Name calling is something most of us have done at one time or another. We get frustrated and angry, and before we know it an insulting and derogatory name or label directed at someone else flies out of our mouths. It often happens before we even think about it. We say it, we vent, and it’s over. Unfortunately, once it’s said it doesn’t go away, and it’s there forever. We can’t take it back. If we make a habit of calling people names, we may negatively impact our relationships. The old saying that “Sticks and stones may break my bones, but names will never hurt me” isn’t exactly true. Being called a name is hurtful. It stings and can cause a lot of damage, especially if the other person is someone close to us.

If someone calls us something uncomplimentary, we may throw the insult back at them by calling them a name in return. That’s fair right? They started it, and we’re going to end it. But that’s not the whole story. Our negative response, if it’s strong enough, may well end the conversation, but the damage may be long lasting. There is another way. If someone we’re interacting with gets angry and calls us something derogatory, we can choose to end the encounter. We don’t have to continue the conversation, and we can instead walk away and wait to talk with them until after things have calmed down. It takes self-control not to jump into the fray and exchange barb for barb, but we can do it. If we walk away and end the discussion before the situation becomes more intense, we have a better shot at preserving the relationship.

Sometimes we get angry and are so furious we are the ones to call someone else something awful. We may regret it the moment it passes our lips, or we may regret it later when we think things through. But what’s done is done, and there’s no changing it. If we pay attention we can recognize when we’re reaching a breaking point, and stop the discussion until everyone settles down. If we do, we may prevent situations we’ll regret. It’s always easier to protect a relationship before the damage is done than it is to patch things up after there’s been a destructive complication.

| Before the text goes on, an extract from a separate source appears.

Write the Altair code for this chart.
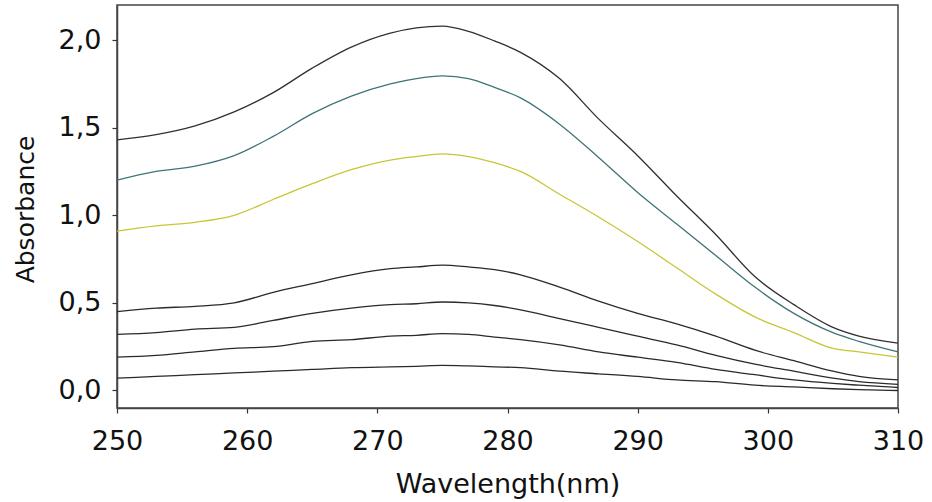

Today if you’ve been called a name by someone close to you, you may be hurt and think of leaving the relationship. Try to step back and give yourself time to think. When the dust has settled and you’re calm again, you’ll make the best decision going forward. If you’re the one who’s lost their temper and said things you regret, as soon as possible talk with the others involved and apologize for anything that was inappropriate. Our relationships are important. They take time to build. It can be hard to fix things when we’ve hurt them, but it’s harder to lose them altogether. Life is a two way street. When we get into the wrong lane, we need to adjust and correct our course. You can do that. Today, choose the high road. Be the one who makes the situation right, and brings things back to center.